Football Manager 3 is a football management simulation by Addictive Games released in 1992 for ZX Spectrum, Amstrad CPC, and Commodore 64. One year later the MS-DOS was released. The game was designed by Brian Rogers, marking a significant departure from the series' origins—notably, original creator Kevin Toms, who had designed the groundbreaking first two installments, had left Addictive Games and was not involved in this sequel.
The absence of Toms is immediately apparent. While Football Manager and Football Manager 2 established the template for the entire management genre with their elegant simplicity and addictive gameplay loops, Football Manager 3 struggles to recapture that magic. The core concept remains intact—you manage a football club, handling tactics, transfers, finances, and match preparation—but the execution feels uninspired compared to its predecessors.
The game attempts to modernize the formula with enhanced graphics and expanded features. The match engine receives visual upgrades, moving beyond simple 2D representations of earlier games to include more detailed pitch views and player sprites. Team management includes more granular control over tactics and formations, allowing you to adjust strategies with greater precision. The transfer market is more elaborate, with negotiations feeling slightly more involved than the straightforward systems of the original games.
However, these additions don't necessarily translate to improvements. The interface, particularly on the C64 version, feels cluttered and less intuitive than Football Manager 2's streamlined menus. Navigation through various management screens becomes cumbersome, and what was once elegant simplicity now feels like unnecessary complexity without corresponding depth. The C64 hardware also struggles with the more ambitious graphics, resulting in sluggish performance during match sequences that interrupt the flow.

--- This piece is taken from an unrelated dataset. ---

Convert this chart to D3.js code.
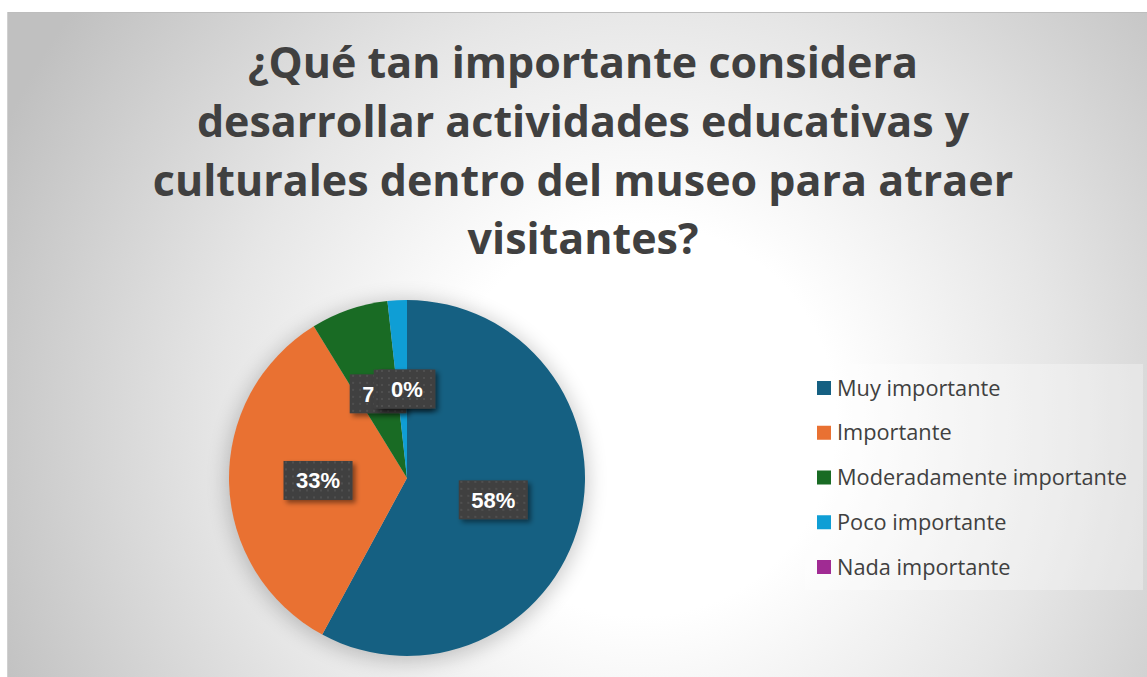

The DOS version fares somewhat better technically, with improved graphics that take advantage of VGA capabilities and smoother performance overall. The enhanced visuals make match viewing more engaging, and the interface is slightly more manageable with mouse support. However, even on DOS, the game feels like it's trying to be something it isn't—adding features for the sake of modernization rather than thoughtfully evolving the core gameplay that made the series special.
The match engine, while visually improved, lacks the tight balance and excitement of earlier entries. Matches can feel arbitrary, with results sometimes defying tactical logic. The sense of direct connection between your decisions and on-pitch performance—so crucial in the original games—feels diluted. Player statistics and team chemistry systems are present, but don't integrate smoothly with the overall experience.
Financially and administratively, the game adds board relations and more detailed financial management, but these systems feel half-baked. They're complex enough to require attention but not deep enough to be genuinely engaging, creating busywork rather than strategic challenge.
Compared to contemporaries like Premier Manager or even the earlier Football Manager 2, FM3 represents a step backwards despite its technical ambitions. Where Kevin Toms understood that management simulation thrived on accessibility combined with depth, Football Manager 3 mistakes complexity for sophistication. The C64 version particularly suffers, feeling like an outdated experience even at release, while the DOS version is competent but uninspiring.
For series fans, Football Manager 3 is still a game to try. The game isn't fundamentally broken, but it misses the essential quality that made Football Manager revolutionary.